> **Your task**:
Search the data below for the string "this". Extract every line that contains it.

Saved data entries:
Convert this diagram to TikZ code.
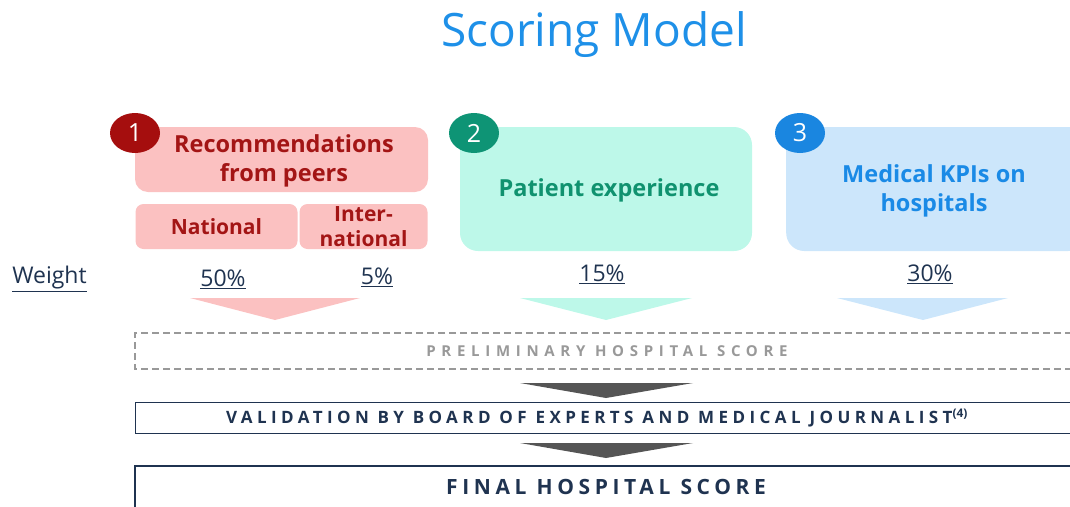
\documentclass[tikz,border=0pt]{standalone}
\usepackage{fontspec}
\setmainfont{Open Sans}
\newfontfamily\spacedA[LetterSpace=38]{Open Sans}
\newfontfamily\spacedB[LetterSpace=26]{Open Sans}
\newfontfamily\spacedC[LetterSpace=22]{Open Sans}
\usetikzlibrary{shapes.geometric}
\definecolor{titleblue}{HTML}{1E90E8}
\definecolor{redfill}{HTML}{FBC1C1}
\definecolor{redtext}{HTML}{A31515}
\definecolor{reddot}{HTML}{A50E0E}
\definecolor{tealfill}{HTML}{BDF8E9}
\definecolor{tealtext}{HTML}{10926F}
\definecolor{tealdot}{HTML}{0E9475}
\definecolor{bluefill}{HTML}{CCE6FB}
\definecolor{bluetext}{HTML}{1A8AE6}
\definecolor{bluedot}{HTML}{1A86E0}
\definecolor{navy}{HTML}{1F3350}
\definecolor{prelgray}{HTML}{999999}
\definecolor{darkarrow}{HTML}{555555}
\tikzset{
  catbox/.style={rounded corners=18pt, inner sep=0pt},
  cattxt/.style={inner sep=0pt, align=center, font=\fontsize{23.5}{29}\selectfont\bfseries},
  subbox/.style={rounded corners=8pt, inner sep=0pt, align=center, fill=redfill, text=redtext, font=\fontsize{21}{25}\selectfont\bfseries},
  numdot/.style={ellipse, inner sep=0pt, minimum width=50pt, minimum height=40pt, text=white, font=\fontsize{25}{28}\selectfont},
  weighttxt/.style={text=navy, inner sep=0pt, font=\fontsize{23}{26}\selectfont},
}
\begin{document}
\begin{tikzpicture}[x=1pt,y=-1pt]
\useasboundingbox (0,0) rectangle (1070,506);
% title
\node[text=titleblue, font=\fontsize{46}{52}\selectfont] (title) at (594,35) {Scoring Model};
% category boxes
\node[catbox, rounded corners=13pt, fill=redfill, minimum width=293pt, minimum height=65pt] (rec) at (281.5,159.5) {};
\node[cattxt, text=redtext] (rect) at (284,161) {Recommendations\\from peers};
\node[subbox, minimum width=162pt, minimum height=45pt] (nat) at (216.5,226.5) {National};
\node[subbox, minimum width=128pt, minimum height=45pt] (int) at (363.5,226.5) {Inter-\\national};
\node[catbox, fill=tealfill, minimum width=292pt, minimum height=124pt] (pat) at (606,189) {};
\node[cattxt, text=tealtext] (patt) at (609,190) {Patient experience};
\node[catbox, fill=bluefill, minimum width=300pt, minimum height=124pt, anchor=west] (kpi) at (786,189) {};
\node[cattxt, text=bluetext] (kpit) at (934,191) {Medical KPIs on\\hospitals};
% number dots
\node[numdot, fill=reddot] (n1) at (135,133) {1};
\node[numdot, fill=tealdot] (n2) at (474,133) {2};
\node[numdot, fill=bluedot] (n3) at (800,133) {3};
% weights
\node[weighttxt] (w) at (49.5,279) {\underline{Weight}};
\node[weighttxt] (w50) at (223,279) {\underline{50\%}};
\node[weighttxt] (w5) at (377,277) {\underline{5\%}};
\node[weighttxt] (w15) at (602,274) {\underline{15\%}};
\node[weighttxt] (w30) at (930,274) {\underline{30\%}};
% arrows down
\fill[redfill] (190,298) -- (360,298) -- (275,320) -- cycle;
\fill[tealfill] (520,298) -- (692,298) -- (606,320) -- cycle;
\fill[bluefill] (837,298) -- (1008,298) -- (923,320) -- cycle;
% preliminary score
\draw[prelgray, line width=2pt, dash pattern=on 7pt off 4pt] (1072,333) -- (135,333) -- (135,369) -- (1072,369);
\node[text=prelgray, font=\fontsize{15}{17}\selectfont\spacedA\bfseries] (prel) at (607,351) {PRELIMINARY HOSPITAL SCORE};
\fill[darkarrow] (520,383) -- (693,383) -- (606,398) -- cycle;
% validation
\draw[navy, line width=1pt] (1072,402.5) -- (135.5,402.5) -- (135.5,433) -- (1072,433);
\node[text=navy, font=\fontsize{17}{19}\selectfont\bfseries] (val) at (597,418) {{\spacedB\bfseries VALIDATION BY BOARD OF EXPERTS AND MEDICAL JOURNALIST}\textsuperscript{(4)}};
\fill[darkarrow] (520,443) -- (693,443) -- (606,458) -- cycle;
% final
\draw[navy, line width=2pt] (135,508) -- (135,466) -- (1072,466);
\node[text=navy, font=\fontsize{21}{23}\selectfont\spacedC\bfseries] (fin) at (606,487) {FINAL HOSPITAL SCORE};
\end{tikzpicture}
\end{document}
--
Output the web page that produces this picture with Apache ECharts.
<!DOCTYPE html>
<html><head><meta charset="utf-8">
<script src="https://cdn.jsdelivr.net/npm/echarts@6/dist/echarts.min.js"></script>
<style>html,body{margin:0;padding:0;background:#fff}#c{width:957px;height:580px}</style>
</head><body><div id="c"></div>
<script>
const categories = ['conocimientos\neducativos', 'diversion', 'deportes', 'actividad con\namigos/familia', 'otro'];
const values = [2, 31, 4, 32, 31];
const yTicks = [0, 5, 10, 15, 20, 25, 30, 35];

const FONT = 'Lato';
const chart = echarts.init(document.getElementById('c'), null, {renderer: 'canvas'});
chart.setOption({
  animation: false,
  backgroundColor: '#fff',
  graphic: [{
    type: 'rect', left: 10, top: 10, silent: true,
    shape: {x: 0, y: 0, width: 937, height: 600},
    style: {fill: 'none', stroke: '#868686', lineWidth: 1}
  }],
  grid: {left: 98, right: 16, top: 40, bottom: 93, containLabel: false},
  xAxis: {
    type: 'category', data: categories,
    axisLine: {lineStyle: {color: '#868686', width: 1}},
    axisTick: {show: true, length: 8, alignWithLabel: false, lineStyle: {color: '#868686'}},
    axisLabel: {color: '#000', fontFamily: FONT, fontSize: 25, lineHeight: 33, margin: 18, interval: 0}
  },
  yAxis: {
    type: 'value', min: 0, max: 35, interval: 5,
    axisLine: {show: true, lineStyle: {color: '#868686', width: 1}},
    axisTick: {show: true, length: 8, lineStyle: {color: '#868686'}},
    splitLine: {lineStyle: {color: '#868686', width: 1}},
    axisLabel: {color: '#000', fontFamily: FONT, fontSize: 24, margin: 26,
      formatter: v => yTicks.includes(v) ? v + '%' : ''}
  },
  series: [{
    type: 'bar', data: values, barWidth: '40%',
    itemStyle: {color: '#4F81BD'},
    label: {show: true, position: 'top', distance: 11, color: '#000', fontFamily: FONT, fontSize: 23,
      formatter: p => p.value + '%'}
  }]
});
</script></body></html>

> **Response below**:
Convert this diagram to TikZ code.
Output the web page that produces this picture with Apache ECharts.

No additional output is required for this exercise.